Should I speak to the police before contacting a lawyer?
We advise that people being investigated or charged not discuss the investigation or charges with the police. Sometimes, law enforcement may approach you with promises to help you take care of your case if you share your side of the story or implicate others in the crime. While we understand that it can be tempting to want to tell your side of the story right away, we advise that you never speak to law enforcement without talking to your attorney first. Anything law enforcement promises to do for you should still be available when your attorney is present. If they will only talk to you alone, then they are not acting in your best interests; they are simply trying to get you to talk to build a case against you.
In fact, we advise that you not discuss the case with anyone, even with your closest friends and family. Your communication with friends and family is not protected by any kind of privilege, and they can be compelled to testify about anything you say to them. The only conversations about your case that are protected are with your attorney. We will be here to talk through your case with you, and we want you to have every opportunity to challenge the case against you.
Why choose Nelson Defense Group for violent crime defense?
The attorneys at Nelson Defense Group have a wide range of experience with every kind of violent crime, and we have been doing it for a long time. Violent crimes can carry significant penalties, and they also have more negative impacts on your criminal record than other convictions. When you are facing charges that include violent crimes, you want someone who will take the time to understand all the dynamics of what may have happened, make sure your story is told, and every effort is made to defend you.
Is it possible to avoid jail time with a negotiated plea?
Yes. While every case is different, some of the common benefits of plea agreements are a reduction in the number or seriousness of the charges as well as recommendations for a sentence that you can manage. Reducing or eliminating jail time is one of the biggest components of plea agreements because losing your liberty can have such enormous impacts on work, family, and maintaining the things you have going for you in your life. While recommendations from prosecutors are only recommendations and the judge is not required to follow them, judges tend to give serious weight to the negotiations reached by the parties and will generally try to follow them when they can.
How soon should I contact a lawyer after an arrest?

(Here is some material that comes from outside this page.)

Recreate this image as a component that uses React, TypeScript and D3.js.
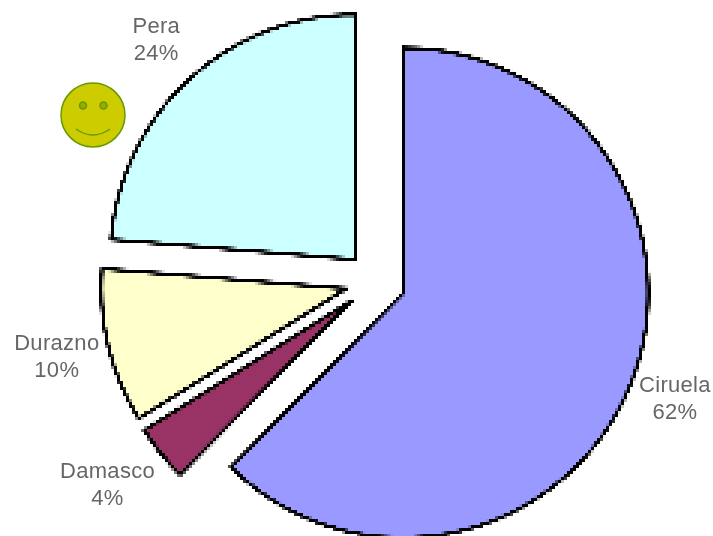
import * as d3 from "d3";

const fruits = ["Ciruela", "Damasco", "Durazno", "Pera"];
const shares = [62.4, 3.7, 10.2, 23.7];
const sliceColors = ["#9999FF", "#993366", "#FFFFCC", "#CCFFFF"];
// hand tweaks for label placement, [x, y] per slice
const labelNudges = [
  [-4, -8],
  [-12, -3],
  [0, -3],
  [3, -1],
];

const width = 713;
const height = 536;
const cx = 375.5;
const cy = 281.5;
const radius = 245;
const explode = 30;
const labelRadius = 298;

interface Slice {
  name: string;
  value: number;
  color: string;
  nudge: number[];
}

const slices: Slice[] = fruits.map((name, i) => ({
  name,
  value: shares[i],
  color: sliceColors[i],
  nudge: labelNudges[i],
}));

export default function App() {
  const pie = d3
    .pie<Slice>()
    .sort(null)
    .value((d) => d.value);
  const arc = d3.arc<d3.PieArcDatum<Slice>>().innerRadius(0).outerRadius(radius);
  const labelArc = d3
    .arc<d3.PieArcDatum<Slice>>()
    .innerRadius(labelRadius)
    .outerRadius(labelRadius);
  const arcs = pie(slices);

  const offset = (mid: number) => [
    Math.sin(mid) * explode,
    -Math.cos(mid) * explode,
  ];

  return (
    <svg
      width={width}
      height={height}
      style={{ position: "absolute", left: 0, top: 0, background: "#fff" }}
    >
      <defs>
        {/* the source image is a low-res bitmap scaled up, so sample it in blocks */}
        <filter
          id="blocky"
          filterUnits="userSpaceOnUse"
          primitiveUnits="userSpaceOnUse"
          x={0}
          y={0}
          width={width}
          height={height}
          colorInterpolationFilters="sRGB"
        >
          <feFlood x={1} y={1} width={1} height={1} />
          <feComposite x={0} y={0} width={3} height={3} />
          <feTile x={0} y={0} width={width} height={height} result="dots" />
          <feComposite in="SourceGraphic" in2="dots" operator="in" />
          <feMorphology operator="dilate" radius={1} />
        </filter>
        {/* labels stay readable, only softened */}
        <filter id="soft" x="-10%" y="-10%" width="120%" height="120%">
          <feGaussianBlur stdDeviation={0.6} />
        </filter>
      </defs>

      <g filter="url(#blocky)">
        <rect width={width} height={height} fill="#fff" />
        <g transform={`translate(${cx}, ${cy})`}>
          {arcs.map((d) => {
            const [dx, dy] = offset((d.startAngle + d.endAngle) / 2);
            return (
              <path
                key={d.data.name}
                transform={`translate(${dx}, ${dy})`}
                d={arc(d) || ""}
                fill={d.data.color}
                stroke="#000"
                strokeWidth={3.6}
                strokeLinejoin="miter"
              />
            );
          })}
        </g>
      </g>

      <g transform={`translate(${cx}, ${cy})`} filter="url(#soft)">
        {arcs.map((d) => {
          const [dx, dy] = offset((d.startAngle + d.endAngle) / 2);
          const [lx, ly] = labelArc.centroid(d);
          const tx = lx + d.data.nudge[0];
          return (
            <text
              key={d.data.name}
              transform={`translate(${dx}, ${dy})`}
              y={ly + d.data.nudge[1]}
              textAnchor="middle"
              fontFamily="Liberation Sans, Arial, sans-serif"
              fontSize={22}
              letterSpacing={0.3}
              fill="#666"
            >
              <tspan x={tx} dy={-6}>
                {d.data.name}
              </tspan>
              <tspan x={tx} dy={27}>
                {d3.format(".0f")(d.data.value)}%
              </tspan>
            </text>
          );
        })}
      </g>

      {/* Smiley */}
      <g transform="translate(93, 115)" stroke="#669900" fill="#CCCC00">
        <circle r={32} strokeWidth={1.5} />
        <circle cx={-10} cy={-9.5} r={3.5} strokeWidth={1.5} fill="#99AA00" />
        <circle cx={10.5} cy={-9.5} r={3.5} strokeWidth={1.5} fill="#99AA00" />
        <path d="M-17 14 Q0 26 17 14" fill="none" strokeWidth={1.5} />
      </g>
    </svg>
  );
}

It is never too soon to consult with an attorney regarding your case and your rights. The sooner you reach out to us, the sooner we can start working with you to protect your interests, whether that is at the point of a charging decision or appearing in court to argue for fair and reasonable conditions of bond. Arrest and investigation of an alleged crime can be an intimidating and uncomfortable situation to be in, but a skilled attorney can guide you through the process and help you make the most advantageous decisions every step of the way. We will also make sure you understand timelines that apply to your case and work with you to make sure that you never miss an opportunity to challenge your charges.